As Members of the Congress, we call on our leaders in Congress to hold joint public hearings between the House Intelligence Committee and the International Relations Committee on the Bush administration's role in undermining a democratically elected government in, of all places, the western hemisphere. The United States should not have allowed the opposition in Haiti without a legislative popular mandate to veto the possibility for peace in Haiti. Now there is mayhem and on-the-spot executions and other atrocities which are taking place daily.
Why did the United States not send in a force to reinforce the police when a political solution was still possible? Why did the United States only act after that possibility, along with President Aristide, was removed? Why have the rebels not been arrested? Were their actions not illegal? How did the leaders of the insurgence, some of whom are the most notorious torturers and death squad members, return to power? Louis Jodel Chamberlain is a former military leader who led a brutal paramilitary group that backed the most recent of Haiti's coup d'etats in 1991. The other, Guy Philippe, is a charismatic former soldier once loyal to President Jean-Bertrand Aristide who fled Haiti 3 years ago after being accused of drug dealing and of treason.
What are we to say to history? How will we account for this tragic set of circumstances that have now surrounded this poor beleaguered nation? As of today, the United States Coast Guard has repatriated 902 Haitian refugees to Port-au-Prince despite the escalating and continuing violence there. A handful of Haitians only have met the ``credible fear'' standard required for asylum. They remain on Coast Guard vessels and are being assessed by asylum officers from the Department of Homeland Security's Bureau of Citizenship and Immigration Services.
Officials from the Department of Homeland Security and Coast Guard
GPO's PDF
have said that Haitians picked up at sea who indicate that they are afraid of returning to Haiti are given interviews with asylum officers on Coast Guard cutters. Haitians are not individually asked if they have a fear of return, nor are they necessarily spoken to individually where they may have a chance to say why they left. Homeland security says that when people are afraid, they find a way to convey that. I do not know whether any of the Coast Guard officials who first encountered the Haitians speak French or Creole. If Haitians do not express fear somehow, then they are given an interview with asylum officers who either speak French or Creole or have interpreters. Thus far, three Haitians have been found to possibly have a credible fear of persecution. Those who are deemed to be economic migrants have been turned over to the Haitian Coast Guard and were disembarked in Port-au-Prince. The last repatriation was today when 21 refugees returned to the Haitian Coast Guard.

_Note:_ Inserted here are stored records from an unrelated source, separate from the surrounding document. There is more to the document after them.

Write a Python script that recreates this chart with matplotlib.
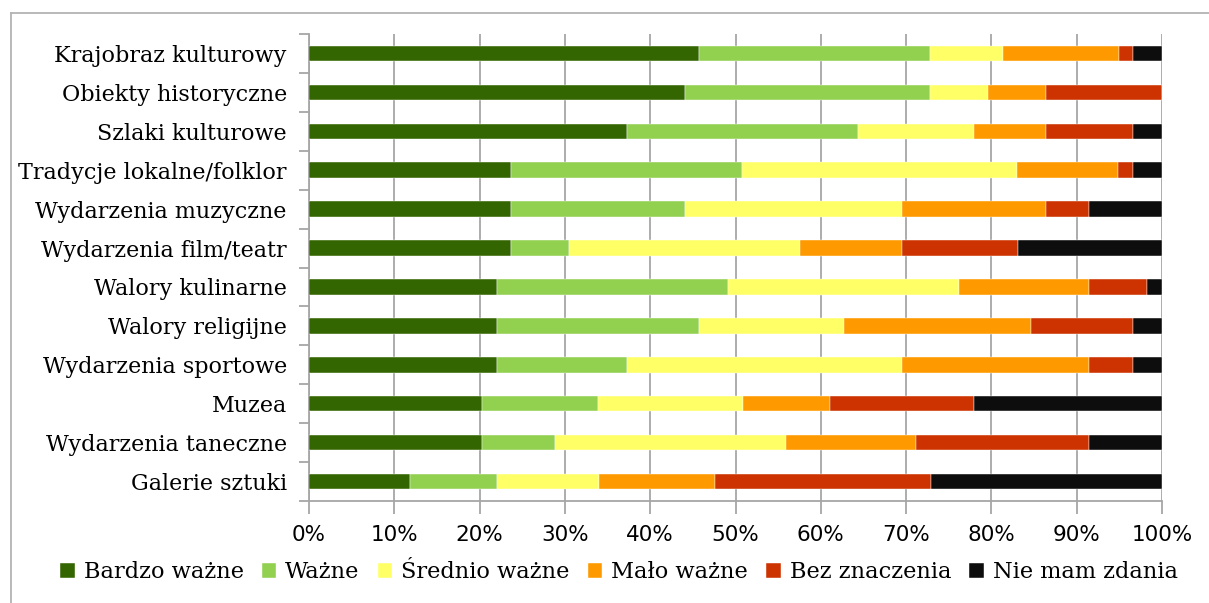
import matplotlib
matplotlib.use('Agg')
import matplotlib.pyplot as plt
from matplotlib.lines import Line2D
import numpy as np

# categories top to bottom
CATEGORIES = ['Krajobraz kulturowy', 'Obiekty historyczne', 'Szlaki kulturowe',
              'Tradycje lokalne/folklor', 'Wydarzenia muzyczne', 'Wydarzenia film/teatr',
              'Walory kulinarne', 'Walory religijne', 'Wydarzenia sportowe',
              'Muzea', 'Wydarzenia taneczne', 'Galerie sztuki']

SERIES = ['Bardzo ważne', 'Ważne', 'Średnio ważne', 'Mało ważne', 'Bez znaczenia', 'Nie mam zdania']
COLORS = ['#336600', '#92D050', '#FFFF66', '#FF9900', '#CC3300', '#0D0D0D']

# shares in %
bardzo_wazne = [45.8, 44.1, 37.3, 23.7, 23.7, 23.7, 22.0, 22.0, 22.0, 20.3, 20.3, 11.9]
wazne = [27.1, 28.8, 27.1, 27.1, 20.3, 6.8, 27.1, 23.7, 15.3, 13.6, 8.5, 10.2]
srednio_wazne = [8.5, 6.8, 13.6, 32.2, 25.4, 27.1, 27.1, 16.9, 32.2, 16.9, 27.1, 11.9]
malo_wazne = [13.6, 6.8, 8.5, 11.9, 16.9, 11.9, 15.3, 22.0, 22.0, 10.2, 15.3, 13.6]
bez_znaczenia = [1.7, 13.6, 10.2, 1.7, 5.1, 13.6, 6.8, 11.9, 5.1, 16.9, 20.3, 25.4]
nie_mam_zdania = [3.4, 0.0, 3.4, 3.4, 8.5, 16.9, 1.7, 3.4, 3.4, 22.0, 8.5, 27.1]

XTICKS = [0, 10, 20, 30, 40, 50, 60, 70, 80, 90, 100]

SERIF = ['DejaVu Serif']
GRID = '#a6a6a6'


def main():
    data = [bardzo_wazne, wazne, srednio_wazne, malo_wazne, bez_znaczenia, nie_mam_zdania]
    data = np.array(data, dtype=float)
    data = data / data.sum(axis=0) * 100.0

    fig = plt.figure(figsize=(12.09, 6.03), dpi=100)
    ax = fig.add_axes([309 / 1209., 1 - 501 / 603., 853 / 1209., 467 / 603.])

    y = np.arange(len(CATEGORIES))
    left = np.zeros(len(CATEGORIES))
    for i, name in enumerate(SERIES):
        ax.barh(y, data[i], left=left, height=0.4, color=COLORS[i], label=name,
                edgecolor='white', linewidth=0.3, zorder=3)
        left += data[i]

    ax.set_ylim(len(CATEGORIES) - 0.5, -0.5)
    ax.set_xlim(0, 100)
    ax.set_yticks(y)
    ax.set_yticklabels(CATEGORIES, family=SERIF, fontsize=16)
    ax.set_yticks(np.arange(len(CATEGORIES) + 1) - 0.5, minor=True)
    ax.tick_params(axis='y', which='major', length=0, pad=16)
    ax.tick_params(axis='y', which='minor', length=7, color=GRID, width=1.3)
    ax.set_xticks(XTICKS)
    ax.set_xticklabels(['%d%%' % t for t in XTICKS], fontsize=15.5)
    ax.tick_params(axis='x', length=9, color=GRID, width=1.3, pad=8)

    ax.grid(axis='x', color=GRID, linewidth=1.3, zorder=0)
    for s in ['top', 'right']:
        ax.spines[s].set_visible(False)
    for s in ['left', 'bottom']:
        ax.spines[s].set_color(GRID)
        ax.spines[s].set_linewidth(1.3)

    fig.legend(loc='center', bbox_to_anchor=(619 / 1209., 1 - 572 / 603.), ncol=6,
               frameon=False, prop={'family': SERIF, 'size': 16.2},
               handlelength=0.65, handleheight=0.65, handletextpad=0.4,
               columnspacing=0.8, borderaxespad=0)

    # outer chart frame (only left and top edges are visible)
    fig.add_artist(Line2D([11 / 1209., 11 / 1209.], [0, 1 - 13 / 603.],
                          transform=fig.transFigure, color='#b3b3b3', linewidth=1.3))
    fig.add_artist(Line2D([11 / 1209., 1], [1 - 13 / 603., 1 - 13 / 603.],
                          transform=fig.transFigure, color='#b3b3b3', linewidth=1.3))

    fig.savefig('out.png', dpi=100)


if __name__ == '__main__':
    main()
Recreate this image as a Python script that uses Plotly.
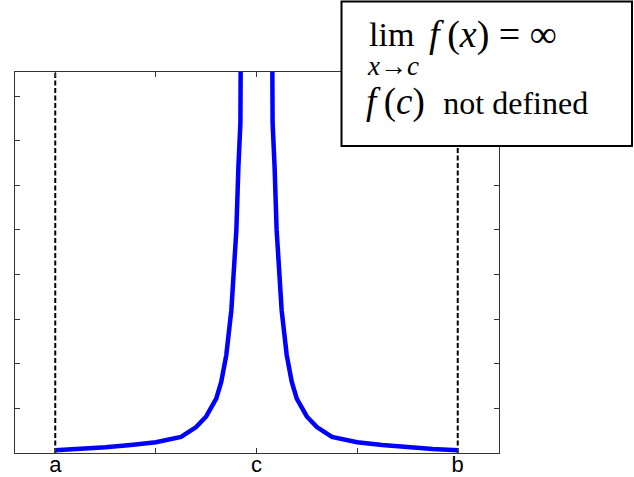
import plotly.graph_objects as go

# tick positions / labels (a = 0, c = 2, b = 4)
tick_vals = [0, 1, 2, 3, 4]
tick_text = ["a", "", "c", "", "b"]
y_ticks = [0, 1, 2, 3, 4, 5, 6, 7, 8]

# dashed bounds at a and b
bound_x = [0, 4]

# left branch of f
x_left = [0.0, 0.25, 0.5, 0.75, 1.0, 1.25, 1.4, 1.5, 1.6, 1.65, 1.7, 1.75, 1.8, 1.82, 1.84, 1.85]
y_left = [0.06, 0.09, 0.13, 0.18, 0.24, 0.36, 0.58, 0.82, 1.22, 1.6, 2.2, 3.2, 5.0, 6.4, 7.4, 12.0]

# right branch of f
x_right = [2.15, 2.16, 2.18, 2.2, 2.25, 2.3, 2.35, 2.4, 2.5, 2.6, 2.75, 3.0, 3.25, 3.5, 3.75, 4.0]
y_right = [12.0, 7.4, 6.4, 5.0, 3.2, 2.2, 1.6, 1.22, 0.82, 0.58, 0.36, 0.24, 0.18, 0.13, 0.09, 0.06]

W, H = 634, 477
L, R, T, B = 15, 135, 72, 24


def px(x, y):
    # pixel position -> paper coords
    return (x - L) / (W - L - R), (H - B - y) / (H - T - B)


fig = go.Figure()

for xb in bound_x:
    fig.add_trace(go.Scatter(x=[xb, xb], y=[0, 9], mode="lines",
                             line=dict(color="black", width=2, dash="5px,2.5px"),
                             hoverinfo="skip", showlegend=False))

fig.add_trace(go.Scatter(x=x_left, y=y_left, mode="lines",
                         line=dict(color="#0000ff", width=4.5), showlegend=False))
fig.add_trace(go.Scatter(x=x_right, y=y_right, mode="lines",
                         line=dict(color="#0000ff", width=4.5), showlegend=False))

# text box
x0, y0 = px(341.5, 146)
x1, y1 = px(632, 1.5)
fig.add_shape(type="rect", xref="paper", yref="paper", x0=x0, y0=y0, x1=x1, y1=y1,
              line=dict(color="black", width=2), fillcolor="white", layer="above")

serif = "Liberation Serif"
ax, ay = px(367, 34)
fig.add_annotation(x=ax, y=ay, xref="paper", yref="paper", xanchor="left", yanchor="middle",
                   text="lim", showarrow=False, font=dict(family=serif, size=34, color="black"))
ax, ay = px(427, 34)
fig.add_annotation(x=ax, y=ay, xref="paper", yref="paper", xanchor="left", yanchor="middle",
                   text="<i>f</i>\u2009(<i>x</i>) = ∞", showarrow=False,
                   font=dict(family=serif, size=38, color="black"))
ax, ay = px(365, 66)
fig.add_annotation(x=ax, y=ay, xref="paper", yref="paper", xanchor="left", yanchor="middle",
                   text="<i>x</i>→<i>c</i>", showarrow=False,
                   font=dict(family=serif, size=27, color="black"))
ax, ay = px(364, 102)
fig.add_annotation(x=ax, y=ay, xref="paper", yref="paper", xanchor="left", yanchor="middle",
                   text="<i>f</i>\u2009(<i>c</i>)  <span style='font-size:32px'>not defined</span>",
                   showarrow=False, font=dict(family=serif, size=37, color="black"))

axis_common = dict(showline=True, linecolor="#333333", linewidth=1, mirror="ticks",
                   ticks="inside", ticklen=5, tickcolor="#333333", showgrid=False,
                   zeroline=False, automargin=False)

fig.update_xaxes(range=[-0.4, 4.41], tickvals=tick_vals, ticktext=tick_text,
                 tickfont=dict(family="Liberation Sans", size=22, color="black"),
                 ticklabelstandoff=-8, **axis_common)
fig.update_yaxes(range=[0, 8.54], tickvals=y_ticks, showticklabels=False, **axis_common)

fig.update_layout(width=W, height=H, margin=dict(l=L, r=R, t=T, b=B),
                  plot_bgcolor="white", paper_bgcolor="white", showlegend=False)

# the page body has a default 8px margin; drop it so the figure sits at the corner
fig.write_html("out.html", config={"displayModeBar": False},
               post_script="document.body.style.margin='0px';")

No new refugees have been picked up by the United States Coast Guard since Friday; and as far as is known, the repatriations will be ongoing despite the terrible insecurity in Port-au-Prince.
I have been unable to get information on the current control of the Haitian Coast Guard now that the government in effect ceases to exist. It seems that the United States Government is still treating the Haitian Coast Guard as an official agency under legitimate command of the Republic of Haiti.
And so, my colleagues in the Congress, we are now called to an immediate task to make right, to correct the terrible wrong that has been visited much by our inaction upon the 8 million inhabitants of this small country. We have a duty to persist. It is not over. We will investigate, we will protest, we will evaluate, we will persuade, until the majority of the American people are convinced that we cannot leave this wrong, which is a wrong for which we must be responsible, to go uncorrected. That is the pledge I leave my colleagues with on this evening.